Another reason I went for Roon, I needed to tweak the eq, just a little bit to suit my room and ears, and the fact that Roon does all that, and does it really well, was a major selling point.
But… I’m going off topic now… so… enough of that!
Yes, it is indeed true, do your maths. When you compressed a file, you actually divide down or reduce the amount of data by a typical factor 1.75x in the case of FLAC.
During decoding, the decoder need to essentially ‘expand’ or multiple by a factor of 1.75x in order to restore back to its original file size. For every loss of data before it gets decoded back, it is amplified by a factor of 1.75x at the decoder side! This loss of data is very huge (after attempt to get it decoded) and it is virtually impossible to reconstruction back.
In a uncompressed file when you loss some data, you will loss only that data by a ratio of 1:1, not the amplified loss in the case of lossless compression. And because the loss of data is very much lower, error correction can sometime recovered a corrupted file. This boiled down to the robust and durability of the algorithm.
Apart of zipping your personal files, critical system files and registries uses uncompressed packing and encryption to restore back.
Yes, they do conversion to MP3/AAC or FLAC for distribution.

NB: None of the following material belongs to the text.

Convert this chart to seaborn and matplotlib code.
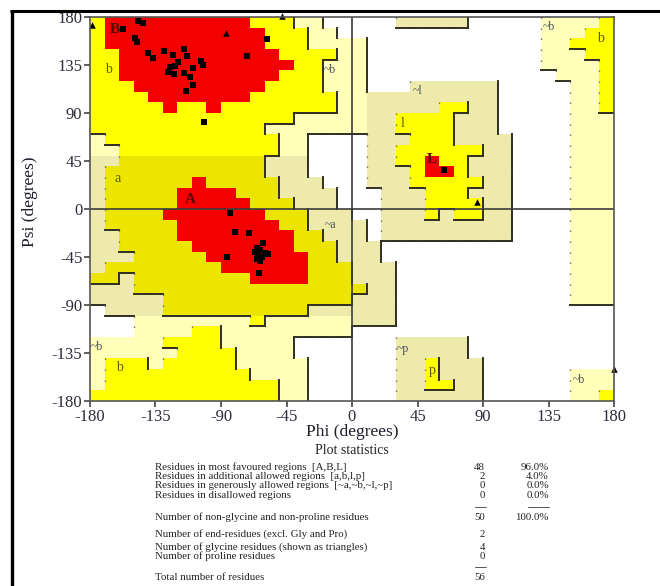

There is no loss of data. You do realize that lossless compression/decompression is a mature and reliable technology, don’t you? Heck, we’ve had block and file level compressed mass storage options on mission critical systems for a decade now.
Maybe you should avoid commenting on this technology if you don’t know enough about it.
FLAC files have a checksum so it possible to check file integrity and they are no more likely to be corrupted on disk or SSD than any other file.